Chop House — This Nigerian restaurant is a popular spot among Dubai’s African locals who keep coming back for its traditional dishes such as pepper soups, spicy finger chops, and jollof rice.
Almadies — This beloved spot features traditional Senegalese food, including the country’s national dish, Thieboudienne (fish stewed in spiced tomato sauce and served over rice and vegetables).
If international students want to shop for ethnic ingredients, these places sell a variety of imported goods:
Spice Souk — As mentioned above, this market is the place to find traditional spices and teas from all over the world.
Frank’s African Foods and Spices Shop — Shop at this African grocery store featuring imported goods, such as African crayfish, dry fish, palm oil, achu spices, egusi, etc.
African Shop — This store sells goods from East Africa, West Africa, South Africa, and the Caribbean.
Latin American Areas
The Latin American population living in Dubai may be small but the culture is well loved, meaning there are plenty of places for international students to find reminders of home.

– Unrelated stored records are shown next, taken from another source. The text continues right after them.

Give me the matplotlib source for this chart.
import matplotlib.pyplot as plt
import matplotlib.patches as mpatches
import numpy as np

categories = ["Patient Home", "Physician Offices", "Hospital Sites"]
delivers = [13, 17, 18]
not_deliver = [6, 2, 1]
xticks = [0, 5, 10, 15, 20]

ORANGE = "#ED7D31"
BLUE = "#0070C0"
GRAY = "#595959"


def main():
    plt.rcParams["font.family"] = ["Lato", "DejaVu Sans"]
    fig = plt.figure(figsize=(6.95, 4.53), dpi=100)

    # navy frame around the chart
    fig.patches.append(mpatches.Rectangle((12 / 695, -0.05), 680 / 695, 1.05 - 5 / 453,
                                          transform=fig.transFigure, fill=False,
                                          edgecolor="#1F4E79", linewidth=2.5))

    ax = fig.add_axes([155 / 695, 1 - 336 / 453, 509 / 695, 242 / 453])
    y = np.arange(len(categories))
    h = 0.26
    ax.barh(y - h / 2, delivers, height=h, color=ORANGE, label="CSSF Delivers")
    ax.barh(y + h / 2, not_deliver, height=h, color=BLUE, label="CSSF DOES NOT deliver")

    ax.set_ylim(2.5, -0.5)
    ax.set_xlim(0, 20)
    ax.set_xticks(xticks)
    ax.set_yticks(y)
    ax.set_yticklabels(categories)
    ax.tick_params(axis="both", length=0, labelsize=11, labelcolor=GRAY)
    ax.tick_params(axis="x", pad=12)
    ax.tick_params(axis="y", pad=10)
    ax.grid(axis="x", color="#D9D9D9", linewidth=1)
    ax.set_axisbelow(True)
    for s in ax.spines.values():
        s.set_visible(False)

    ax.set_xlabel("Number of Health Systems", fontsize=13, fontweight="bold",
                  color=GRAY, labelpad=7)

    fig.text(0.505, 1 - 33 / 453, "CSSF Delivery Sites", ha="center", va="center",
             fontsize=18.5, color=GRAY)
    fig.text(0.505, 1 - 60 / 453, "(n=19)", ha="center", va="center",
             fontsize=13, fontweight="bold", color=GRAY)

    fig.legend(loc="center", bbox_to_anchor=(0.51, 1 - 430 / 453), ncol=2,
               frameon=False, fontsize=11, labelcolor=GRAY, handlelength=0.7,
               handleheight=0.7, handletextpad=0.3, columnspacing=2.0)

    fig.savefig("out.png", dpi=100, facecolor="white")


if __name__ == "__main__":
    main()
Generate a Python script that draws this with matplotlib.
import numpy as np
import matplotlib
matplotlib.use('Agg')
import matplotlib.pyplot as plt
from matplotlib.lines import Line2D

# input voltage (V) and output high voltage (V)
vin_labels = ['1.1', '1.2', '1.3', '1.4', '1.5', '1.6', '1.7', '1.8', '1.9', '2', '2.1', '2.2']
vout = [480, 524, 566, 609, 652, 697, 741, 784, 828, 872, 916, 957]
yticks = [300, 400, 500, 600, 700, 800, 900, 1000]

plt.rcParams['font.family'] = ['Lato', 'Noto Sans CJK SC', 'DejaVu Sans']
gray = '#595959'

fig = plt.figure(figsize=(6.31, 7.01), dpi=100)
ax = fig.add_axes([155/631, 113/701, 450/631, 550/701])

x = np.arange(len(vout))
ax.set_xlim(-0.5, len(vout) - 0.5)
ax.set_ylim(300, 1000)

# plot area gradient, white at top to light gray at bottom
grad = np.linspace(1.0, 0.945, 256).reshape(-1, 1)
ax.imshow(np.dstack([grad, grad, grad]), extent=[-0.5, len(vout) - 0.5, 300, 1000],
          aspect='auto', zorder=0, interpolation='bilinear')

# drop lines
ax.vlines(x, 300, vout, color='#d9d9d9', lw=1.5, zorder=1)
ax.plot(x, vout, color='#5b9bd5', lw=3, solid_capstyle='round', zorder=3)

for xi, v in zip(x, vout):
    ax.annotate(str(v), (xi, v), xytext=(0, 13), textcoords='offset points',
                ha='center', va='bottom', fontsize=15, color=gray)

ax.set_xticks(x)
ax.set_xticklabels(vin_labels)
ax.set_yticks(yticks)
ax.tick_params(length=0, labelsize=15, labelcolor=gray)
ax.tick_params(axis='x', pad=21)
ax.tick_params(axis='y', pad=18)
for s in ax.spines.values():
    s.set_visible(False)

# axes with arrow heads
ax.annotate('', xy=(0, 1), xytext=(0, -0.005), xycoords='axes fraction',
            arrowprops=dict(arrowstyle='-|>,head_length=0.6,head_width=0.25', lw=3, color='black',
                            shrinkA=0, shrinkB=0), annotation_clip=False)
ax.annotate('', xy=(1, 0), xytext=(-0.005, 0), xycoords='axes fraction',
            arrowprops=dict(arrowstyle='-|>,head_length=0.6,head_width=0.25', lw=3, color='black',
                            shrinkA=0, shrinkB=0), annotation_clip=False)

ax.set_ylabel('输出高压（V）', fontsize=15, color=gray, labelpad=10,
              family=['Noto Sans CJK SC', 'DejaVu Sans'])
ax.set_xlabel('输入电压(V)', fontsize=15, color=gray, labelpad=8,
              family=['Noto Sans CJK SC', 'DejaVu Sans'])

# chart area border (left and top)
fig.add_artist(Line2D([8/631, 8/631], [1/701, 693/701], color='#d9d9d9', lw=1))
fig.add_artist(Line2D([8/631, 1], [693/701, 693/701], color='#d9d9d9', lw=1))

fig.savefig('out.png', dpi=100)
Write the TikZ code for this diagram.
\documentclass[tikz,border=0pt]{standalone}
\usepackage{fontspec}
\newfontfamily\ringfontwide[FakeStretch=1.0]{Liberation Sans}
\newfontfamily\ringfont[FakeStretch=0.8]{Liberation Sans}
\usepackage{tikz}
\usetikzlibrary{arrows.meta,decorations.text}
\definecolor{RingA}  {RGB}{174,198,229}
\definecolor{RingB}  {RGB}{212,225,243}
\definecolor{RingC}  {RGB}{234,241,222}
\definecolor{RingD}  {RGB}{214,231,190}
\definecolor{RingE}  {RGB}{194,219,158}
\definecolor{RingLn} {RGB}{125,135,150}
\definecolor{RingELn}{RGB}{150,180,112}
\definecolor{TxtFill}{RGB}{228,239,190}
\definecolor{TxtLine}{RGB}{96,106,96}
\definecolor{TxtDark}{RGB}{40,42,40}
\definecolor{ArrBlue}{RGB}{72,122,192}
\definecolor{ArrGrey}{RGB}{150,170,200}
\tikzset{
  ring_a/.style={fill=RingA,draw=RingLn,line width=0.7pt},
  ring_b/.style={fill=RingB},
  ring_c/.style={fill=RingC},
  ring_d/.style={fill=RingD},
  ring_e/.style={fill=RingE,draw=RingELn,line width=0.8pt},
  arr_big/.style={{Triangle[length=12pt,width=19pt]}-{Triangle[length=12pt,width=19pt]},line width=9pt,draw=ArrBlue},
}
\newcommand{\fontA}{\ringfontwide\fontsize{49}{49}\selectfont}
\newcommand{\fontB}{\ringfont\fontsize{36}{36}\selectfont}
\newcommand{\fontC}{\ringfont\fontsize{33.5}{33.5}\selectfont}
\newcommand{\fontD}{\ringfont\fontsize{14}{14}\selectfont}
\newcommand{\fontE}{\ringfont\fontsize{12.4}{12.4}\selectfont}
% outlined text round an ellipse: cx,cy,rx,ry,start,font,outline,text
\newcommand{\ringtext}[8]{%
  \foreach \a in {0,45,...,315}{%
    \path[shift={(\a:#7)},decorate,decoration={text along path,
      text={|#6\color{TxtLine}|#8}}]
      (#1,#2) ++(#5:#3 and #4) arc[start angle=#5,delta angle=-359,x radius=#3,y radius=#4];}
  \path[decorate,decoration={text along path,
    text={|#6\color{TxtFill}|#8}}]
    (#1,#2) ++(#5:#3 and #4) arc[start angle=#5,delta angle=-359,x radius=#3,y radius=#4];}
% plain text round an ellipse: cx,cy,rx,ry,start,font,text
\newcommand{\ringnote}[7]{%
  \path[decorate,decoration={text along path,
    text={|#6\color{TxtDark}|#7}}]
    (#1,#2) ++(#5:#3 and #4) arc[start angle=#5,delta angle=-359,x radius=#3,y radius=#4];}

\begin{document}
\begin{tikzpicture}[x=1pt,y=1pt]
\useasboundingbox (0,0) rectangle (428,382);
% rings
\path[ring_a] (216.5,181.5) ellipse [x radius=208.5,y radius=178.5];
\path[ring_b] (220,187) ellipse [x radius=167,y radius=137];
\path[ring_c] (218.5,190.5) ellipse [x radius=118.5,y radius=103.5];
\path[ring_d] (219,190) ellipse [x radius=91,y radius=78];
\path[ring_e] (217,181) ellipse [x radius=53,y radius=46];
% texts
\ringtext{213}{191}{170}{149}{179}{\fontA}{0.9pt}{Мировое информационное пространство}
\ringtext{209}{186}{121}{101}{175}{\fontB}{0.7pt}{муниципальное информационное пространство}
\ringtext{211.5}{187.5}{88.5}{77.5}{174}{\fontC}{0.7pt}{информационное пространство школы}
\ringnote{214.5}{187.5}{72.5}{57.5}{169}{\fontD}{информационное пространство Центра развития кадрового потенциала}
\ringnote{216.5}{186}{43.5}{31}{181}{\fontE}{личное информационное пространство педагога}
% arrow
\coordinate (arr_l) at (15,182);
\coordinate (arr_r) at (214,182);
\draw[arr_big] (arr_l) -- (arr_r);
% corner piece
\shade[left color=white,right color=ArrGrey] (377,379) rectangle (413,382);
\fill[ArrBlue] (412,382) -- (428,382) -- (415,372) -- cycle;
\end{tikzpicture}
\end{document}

Fusion Ceviche — Authentic Peruvian dishes served in a cozy space decorated with Peruvian flags and postcards make this a favorite.
En Fuego — Live entertainment and fiestas accompany South American cuisine at this lively restaurant set in Atlantis, The Palm.
Sucre — First opening in Buenos Aires in 2001, the location in Dubai serves authentic Argentinian cuisine in a stylish setting.
El Malecon — Located in the Dubai Marine Beach Resort & Spa, this lively nightspot and eatery is known for Latin American sounds and flavors and its beachfront location.
La Tiendita — Spend time in this café selling traditional Mexican sweets and beverages.
Feel at Home Without Leaving Campus
With more than 4,000 students representing 125 nationalities, Heriot-Watt University Dubai welcomes students from all over the world. The university encourages students to “experience new cultures, expand [their] horizons, and discover what it means to be a true global citizen,” and offers intercampus transfers for studying abroad at Heriot-Watt campuses in the UK and Malaysia.
As a global university, Heriot-Watt University Dubai is aware that it can be hard for some to be so far away from home, which is why the school provides on-campus support for international students. The Dubai Student Service Centre helps with academics, housing, finances, visas, and more. The university’s social clubs can be a great way for new students to make friends and participate in school activities.
For those students wanting help acclimating to the new surroundings, the college offers WattBuds. The university pairs new students with continuing students in their third or fourth year as a “buddy” to help with any questions or concerns. Big buds can “introduce Little Buds to university clubs and events, be a friendly person to chat with, advise Little Buds about other resources available on-campus, answer their general queries and guide them about things to do in Dubai.”
The Heriot-Watt campus is conveniently located in Dubai Knowledge Park, with easy access to the Dubai Metro and Tramway to explore the city. For further explorations, the campus is 30 minutes from the Dubai International Airport (DXB) — the world’s busiest airport for international travel, with more than 100 airlines flying to more than 240 destinations.
Finding a Home Away from Home
Thanks to its large population featuring such a wide variety of nationalities, Dubai is a place where almost anyone can feel welcome. International students attending college far away from their families won’t have to look too far to find a community of peers that reminds them of home.